If I forgive do I have to stay?
If I forgive will he or I truly change?
Did he ever really love me? Because I did really love him. Everyone says that we were the perfect couple and no one saw this coming. There was nothing perfect about us. What you saw was what I wanted you to see. The lies, the fake smiles and the saying that everything was okay. Shoving all emotions off to the side and holding on to all our pride. He never plugged in and eventually I pulled away too. I can't even believe that any of this is real considering I have barricaded myself behind these lies for so long. What really is the truth? My truth is that I can't do it for one more day. I can't deny the things that have really happened. I can not sugar coat all the wrongs so that they are easier to swallow. No more jagged little pills for me. No more jagged little pills for him. This is our new reality. If you think as our friends that this is hard for you to grasp, try being on the inside of all this. Every day is a battlefield of the mind and most days I feel brain effd.

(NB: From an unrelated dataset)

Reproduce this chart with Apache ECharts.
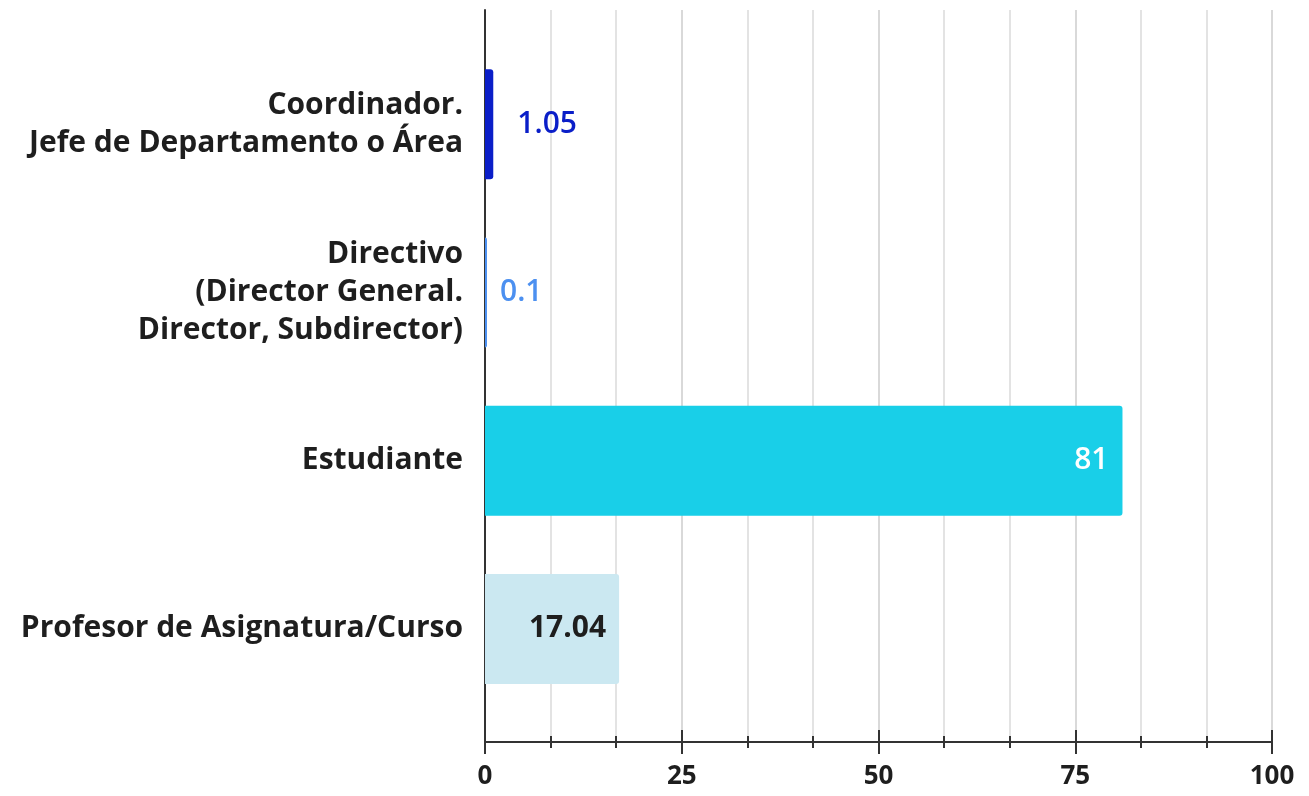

It's too easy to say sure an resign and go back to the way things were. Familiar is comforting in many ways. Familiar was lonely but most days we could make it work. We masked ourselves from the world so they couldn't see the cracks within. I am not willing to hide my brokenness anymore, I am not willing to walk alone while he stands beside me. I am not willing to force him into walking alone with me.
We can forgive AND things CAN change.
We can forgive but we don't have to stay.